A distanza di quattro anni da Beginning, il suo primo lungometraggio, Dea Kulumbegashvili realizza un nuovo film, ancora più radicale e militante del precedente. Di nuovo la regista georgiana mette lo spettatore nelle condizioni di vedere, di percepire in ogni singola cellula del suo corpo, la sofferenza psicologica e fisica che le donne sono costrette a subire nelle zone rurali della Georgia. Una violenza che non lascia scampo e a cui la protagonista si oppone in una lotta silenziosa, ma esasperata.

Come la nascita stessa, April ha un inizio traumatico e violento. Prima un mostro deforme dalle fattezze femminili, spaesato più che spaventoso, si guarda intorno in piedi su un nero specchio d’acqua. Poi, su un letto d’ospedale, in una scena cruda fino al raccapriccio, una donna dà alla luce un bambino morto a seguito di un parto prematuro.

Il marito pretende che venga aperta un’inchiesta soprattutto perché a occuparsi della moglie è stata una donna, Nina (Ia Sukhitashvili), una delle ostetriche migliori dell’ospedale.

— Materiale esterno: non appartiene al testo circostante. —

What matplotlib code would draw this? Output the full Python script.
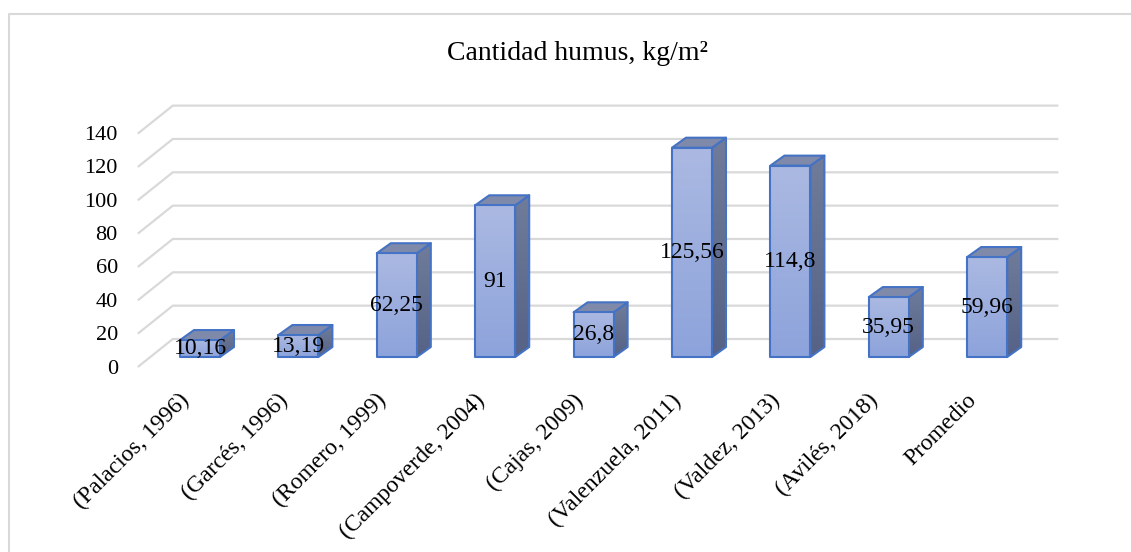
import matplotlib.pyplot as plt
import numpy as np
from matplotlib.patches import Polygon, Rectangle
from matplotlib.lines import Line2D

# humus per study, kg/m2
studies = ['(Palacios, 1996)', '(Garcés, 1996)', '(Romero, 1999)', '(Campoverde, 2004)',
           '(Cajas, 2009)', '(Valenzuela, 2011)', '(Valdez, 2013)', '(Avilés, 2018)', 'Promedio']
humus = [10.16, 13.19, 62.25, 91, 26.8, 125.56, 114.8, 35.95, 59.96]
yticks = [0, 20, 40, 60, 80, 100, 120, 140]
title = 'Cantidad humus, kg/m²'

W, H = 1131, 552
CAT_PX = 98.4      # pixels per category
VAL_PX = 1.667     # pixels per kg/m2
X0_PX, Y0_PX = 200, 357   # pixel spot of category 0 / value 0 on the bar front plane

def dx(p):
    return p / CAT_PX

def dy(p):
    return p / VAL_PX

FONT = 'Liberation Serif'
EDGE = '#4472C4'
GRID = '#D9D9D9'

fig = plt.figure(figsize=(W / 100, H / 100), dpi=100)
ax = fig.add_axes([0, 0, 1, 1])
ax.set_axis_off()
xlim = (-X0_PX / CAT_PX, (W - X0_PX) / CAT_PX)
ylim = ((Y0_PX - H) / VAL_PX, Y0_PX / VAL_PX)

# oblique offsets: floor front edge, back wall, bar depth
front = (dx(-13), dy(-10))
back = (dx(22), dy(18))
depth = (dx(14), dy(10))
bw = dx(40)
n = len(humus)
left, right = -0.5, n - 0.5

for v in yticks:
    xs = [left + front[0], left + back[0], right + back[0]]
    ys = [v + front[1], v + back[1], v + back[1]]
    ax.plot(xs, ys, color=GRID, lw=1.6, solid_capstyle='butt', zorder=1)
    ax.text(left + front[0] - dx(20), v + front[1] - dy(2), str(v), ha='right', va='center',
            fontsize=16, family=FONT)

def gradient(x0, x1, y0, y1, top, bottom, clip, z):
    c = np.array([top, bottom]) / 255.0
    t = np.linspace(0, 1, 64)[:, None]
    img = (c[0] * (1 - t) + c[1] * t)[:, None, :]
    im = ax.imshow(img, extent=(x0, x1, y0, y1), origin='upper', aspect='auto',
                   interpolation='bilinear', zorder=z)
    im.set_clip_path(clip)

for i, v in enumerate(humus):
    x0, x1 = i - bw / 2, i + bw / 2
    z = 3 + i
    side = Polygon([(x1, 0), (x1 + depth[0], depth[1]), (x1 + depth[0], v + depth[1]), (x1, v)],
                   closed=True, fc='none', ec=EDGE, lw=1.5, joinstyle='round', zorder=z + 0.3)
    ax.add_patch(side)
    gradient(x1, x1 + depth[0], 0, v + depth[1], (112, 124, 154), (86, 98, 134), side, z + 0.2)
    topf = Polygon([(x0, v), (x0 + depth[0], v + depth[1]), (x1 + depth[0], v + depth[1]), (x1, v)],
                   closed=True, fc='#7F8AAB', ec=EDGE, lw=1.5, joinstyle='round', zorder=z + 0.3)
    ax.add_patch(topf)
    face = Rectangle((x0, 0), bw, v, fc='none', ec=EDGE, lw=1.5, joinstyle='round', zorder=z + 0.6)
    ax.add_patch(face)
    gradient(x0, x1, 0, v, (171, 185, 226), (141, 163, 219), face, z + 0.5)
    ax.text(i, v / 2, ('%g' % v).replace('.', ','), ha='center', va='center',
            fontsize=17, family=FONT, zorder=50)
    ax.text(i + dx(-6), dy(-33), studies[i], rotation=45, ha='right', va='top',
            fontsize=17, family=FONT)

ax.set_xlim(*xlim)
ax.set_ylim(*ylim)

fig.text(577 / W, 1 - 54 / H, title, ha='center', va='center', fontsize=20, family=FONT)

# chart area frame (top and left edges)
fig.add_artist(Line2D([8.5 / W, 8.5 / W, 1], [0, 1 - 14 / H, 1 - 14 / H],
                      color=GRID, lw=1.5, transform=fig.transFigure))

fig.savefig('out.png', dpi=100)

I riflettori puntati su di lei rischieranno di svelare le attività clandestine con cui aiuta le donne del villaggio ad abortire, contro legge e senso comune.

La vita e la morte si oppongono nell’alternarsi tra le peregrinazioni di Nina nei campi variopinti in cui imperversano i colori della primavera e la metallica ambientazione dell’ospedale. Ma anche in quei paesaggi bucolici, mostrati attraverso lente soggettive, un respiro affannato perseguita lo spettatore e un senso di angoscia lo avviluppa fino alle viscere. Lentamente viene calato nell’angusta esistenza di Nina, un personaggio, come direbbe Fromm, afflitto da una solitudine morale, con una visione del mondo unica e incomprensibile in quel contesto culturale così ispido e retrogrado.

Le donne di April sono schiacciate, oppresse, sensazione che si manifesta nel claustrofobico rapporto 4:3 in cui sono imprigionate le immagini. Le gravidanze, da possibile momento di felicità, si trasformano in uno strumento di controllo e la primavera, simbolicamente, da momento gioioso, produce invece l’effetto opposto, di rigetto e angoscia.

Così i figli si riducono ad un bieco meccanismo di dominio sotto la ferocia imperturbabile del patriarcato, una catena sempre più salda che costringe le donne in un ruolo che non hanno scelto. Rifiutare la gravidanza, anche clandestinamente, nel silenzio, consumando di nascosto una pillola anticoncezionale, è l’ultima ribellione possibile.

A differenza della protagonista di Beginning, Nina però non si piega, soffre, patisce, accumula dolore e rabbia impercettibili attraverso il suo sguardo quasi assente, ma agisce con consapevolezza. Distribuisce pillole anticoncenzionali a ragazze giovanissime, con destrezza e lucidità aiuta donne ad abortire sul tavolo della loro cucina, non ha nessun problema a non sposarsi e, addirittura, adesca uomini a bordo strada per soddisfare i suoi desideri sessuali.

Nonostante nel film regni la staticità, interrotta soltanto dalle soggettive di Nina, che vaga per la campagna o che di notte si guarda intorno alla ricerca di uomini, le immagini calamitano l’attenzione dello spettatore, trasudano dolore e sofferenza autentici. La dilatazione temporale delle inquadrature non è fine a se stessa, ma ha un senso chiaro, quello della partecipazione reale alla scena.

Un esempio è il momento in cui Nina pratica un aborto a una ragazza su un rozzo tavolo. La macchina da presa è fissa sul fianco della paziente, si vedono, da un lato, la mano di lei che stringe quella della madre e, dall’altro, le mani di Nina che si muovono tra le sue gambe. L’ansia che il padre possa tornare da un momento all’altro e il turbamento che provoca la scena sono una testimonianza vera, una fotografia cruda e spietata con la quale lo spettatore è costretto ad immedesimarsi.

Dea Kulumbegashvili articola un film stratificato, sotto certi aspetti criptico, testimone di una violenza brutale e disumanizzante. Con la calma del serial killer conduce lo sguardo del pubblico dove altrimenti non lo poserebbe, su una realtà autentica quanto asfittica e priva di speranza, senza la minima paura della complessità.

Il merito di April infatti è proprio quello di non accettare compromessi, di seguire la sua strada pur rischiando di non farsi comprendere, accogliendo la responsabilità di dare voce a chi non ha né la possibilità né il diritto di esprimersi.